Alternatives to loaning money to family and friends

At its worst, loaning money to family and friends can be a complicated way to help someone access credit and a very quick way to ruin a relationship. Here are some alternatives you could try yourself, or suggest to someone who has asked to borrow money.

Loans

Some people may assume that it is impossible for them to get a loan because of their credit history or their financial circumstances, but that may not always be the case. Check out our ‘Compare personal loans’ page, where you can see the top deals currently available and check your eligibility without applying. This will tell you how likely you are to be accepted for the loan without impacting your credit score.

Some specialist lenders can help if you have a bad credit history, but keep in mind that these providers will charge higher rates than the big-name mainstream options. Make sure that you are not dealing with any payday lenders that charge astronomical rates of interest.
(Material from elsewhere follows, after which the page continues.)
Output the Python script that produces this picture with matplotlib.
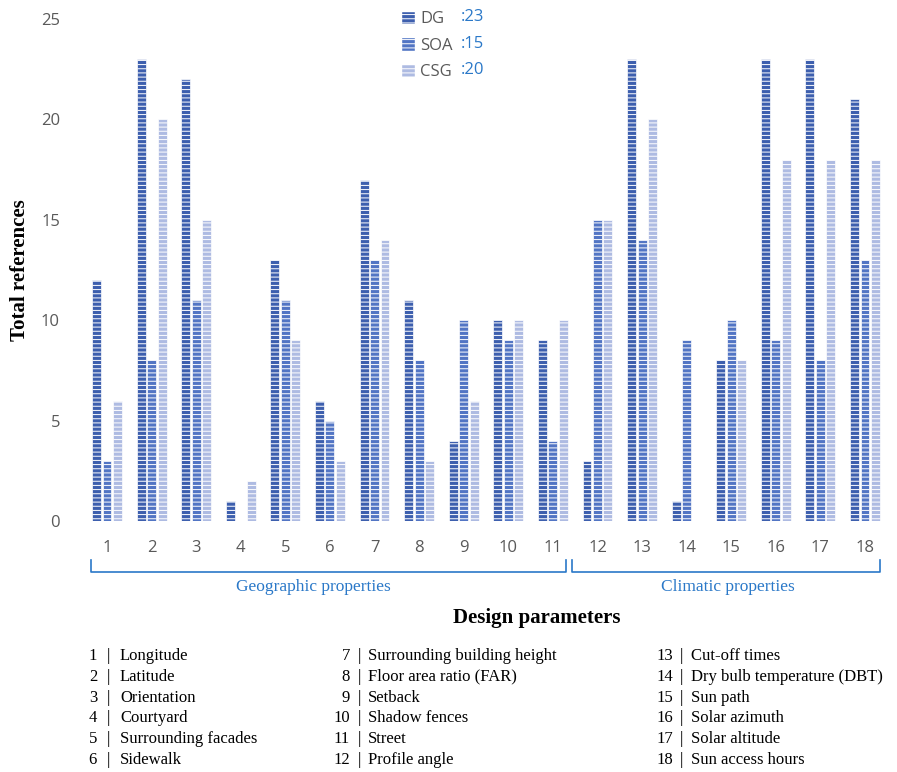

There are also simple steps you can take to improve your credit score and potentially open up better borrowing options in the future. You could even use a credit card to build up your credit history with a view to getting a loan once you have a good credit score.

Credit cards

A credit card can be a great spending tool and a flexible way of borrowing money, as you only repay what you spend. There are a whole host of different credit cards that can help you access cash, spread the cost of big purchases, consolidate debt and much more.

There are also credit cards on the market for people with bad credit and people looking to build credit. Just make sure you clear the balance before the end of the billing period to avoid being charged interest, or at least make the minimum payment.